The Romance of the Three Kingdoms, a fictionalized retelling of the history of the Three Kingdoms period of Chinese history, is described as "Seven Parts Fact, Three Parts Fiction". Some parts of the book are cynically realistic, as chapter after chapter details massacres, treachery, and figurative and literal backstabbing. Some parts of it are more fanciful, but even the seemingly fanciful parts are quite possibly true, or close to true.

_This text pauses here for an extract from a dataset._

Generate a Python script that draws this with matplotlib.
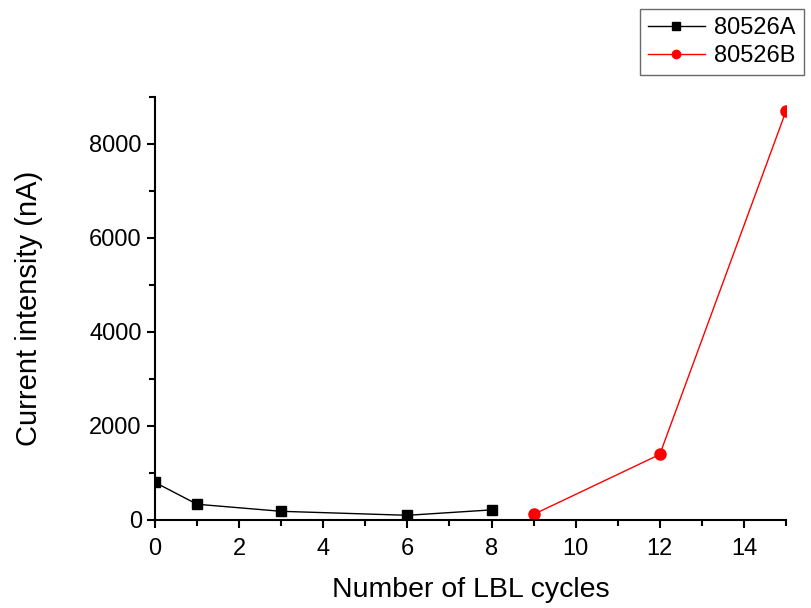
import matplotlib
matplotlib.use("Agg")
import matplotlib.pyplot as plt
from matplotlib.ticker import MultipleLocator

# data
cycles_a = [0, 1, 3, 6, 8]
current_a = [800, 335, 185, 100, 215]
cycles_b = [9, 12, 15]
current_b = [120, 1395, 8700]

plt.rcParams['font.family'] = ['Liberation Sans', 'DejaVu Sans']

fig = plt.figure(figsize=(8.11, 6.08), dpi=100)
ax = fig.add_axes([155 / 811, 88 / 608, 631 / 811, 423 / 608])

ax.plot(cycles_a, current_a, color='black', lw=1, marker='s', ms=7.5,
        label='80526A')
ax.plot(cycles_b, current_b, color='red', lw=1, marker='o', ms=8,
        label='80526B')

ax.set_xlim(0, 15)
ax.set_ylim(0, 9000)
ax.xaxis.set_major_locator(MultipleLocator(2))
ax.xaxis.set_minor_locator(MultipleLocator(1))
ax.yaxis.set_major_locator(MultipleLocator(2000))
ax.yaxis.set_minor_locator(MultipleLocator(1000))

for side in ['top', 'right']:
    ax.spines[side].set_visible(False)
for side in ['left', 'bottom']:
    ax.spines[side].set_linewidth(1.5)

ax.tick_params(which='major', direction='out', length=6, width=1.5,
               labelsize=17)
ax.tick_params(axis='x', which='major', pad=7)
ax.tick_params(which='minor', direction='out', length=4, width=1.5)

ax.set_xlabel('Number of LBL cycles', fontsize=20.5, labelpad=12)
ax.set_ylabel('Current intensity (nA)', fontsize=21)
ax.yaxis.set_label_coords(-0.178, 0.5)

leg = fig.legend(loc='upper right', bbox_to_anchor=(804 / 811, 1 - 9 / 608),
                 fontsize=17, frameon=True, fancybox=False,
                 borderpad=0.35, labelspacing=0.25, handlelength=2.4,
                 handletextpad=0.4, borderaxespad=0, markerscale=0.75)
leg.get_frame().set_edgecolor('#444444')
leg.get_frame().set_linewidth(1)

fig.savefig('out.png', dpi=100)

In Chapter 68, a Taoist magician named Zuo Ci (左慈) appears, has a hilarious and amazing time provoking Cao Cao, and then disappears from the narrative. The episode with Zuo Ci is unrelated to the main plot of the book, and takes place in somewhat of a lull in the narrative progression. The status quo amongst the Three Kingdoms has been, as much as possible, set, and Cao Cao is back in his capital, home from campaigning in the south. It is during his feasting that Zuo Ci, a hermit, appears and causes problems.

Zuo Ci is first seen offering to carry carts heavily laden with oranges from the south. He does so, but when the oranges are later opened, they are found to be empty. He then shows up at a banquet, and tries to convince Cao Cao (then the most powerful figure in China) to go into retirement and study the Tao. He recommends that Cao Cao let his rival, Liu Bei, take over the empire. Naturally, this provokes Cao Cao to throw Zuo Ci in jail, where he is locked in a cangue and beaten and starved. After seven days of this treatment, they find him in his cell, unharmed, well nourished, and free of the cangue. He then appears at another banquet, and in quick succession draws a dragon on the wall and then removes its liver as a delicacy, makes a peony grow out of nowhere, and makes a foreign type of perch appear. He then divides a cup of wine in half with a hairpin and presents half of it to Cao Cao to drink. He then throws the cup into the air where it is turned into a turtledove. He then flees, and when the royal guard finds him amongst a flock of sheep, they kill all the sheep...after which Zuo Ci appears, and puts the sheep back together again, fully alive. For his final trick, the royal guard rounds up several hundred men looking exactly like Zuo Ci, executes them all, and then...watches as they turn into vapor, turn into a single Zuo Ci, who flies away on a passing crane.

So is this episode made up out of whole cloth to add a dash of fantasy into a narrative that has bogged down in diplomatic squabbles? Or is this something that could have possibly happened? I am going to describe why I think that at least parts of it could have actually happened.

  • The trick with the orange carts could be arranged. We could assume that he had training that made him be physically stronger than he looked, and at some point he traded the full cart with a prepared cart filled with empty oranges. It would take a lot of preparation, but magic always does.
  • Surviving beatings, starvation and escaping from a cangue are all easily done with enough training. Or, even less esoterically, he could have bribed or arranged something with people working inside the palace.
  • Drawing a dragon on a wall and removing its liver: I don't know how this would be done, but David Blaine has a very similar trick.
  • Making a peony grow out of nowhere: I have seen a stage magician do this trick as well, and it was not the greatest stage magician ever, either.
  • Finding a foreign perch in the palace fishing pools would have been easy to do with preparation.
  • Turning the water solid. I've personally done this trick. Helped me get my Master's Degree, in fact! Of course, the methods that I used were not available 1800 years ago, but some other method could have been employed.
  • Turning the cup into a turtle dove seems like a fairly standard act of stage magic.
  • The sheep in the field seem more improbable, but again I have seen a similar trick performed by David Blaine.
  • The final execution and reformation followed by escape on a crane seems the most improbable, but who knows what could have happened? There could have been a similar incident that was just exaggerated for literary purposes.

Therefore, I wouldn't write this entire episode off as fictional. I find it very likely that there could have been someone skilled in what we now call "stage magic", who could have through careful preparation appeared before Cao Cao to try to show him the error of his ways through what would have seemed to be control of the supernatural. However, we will never know for certain.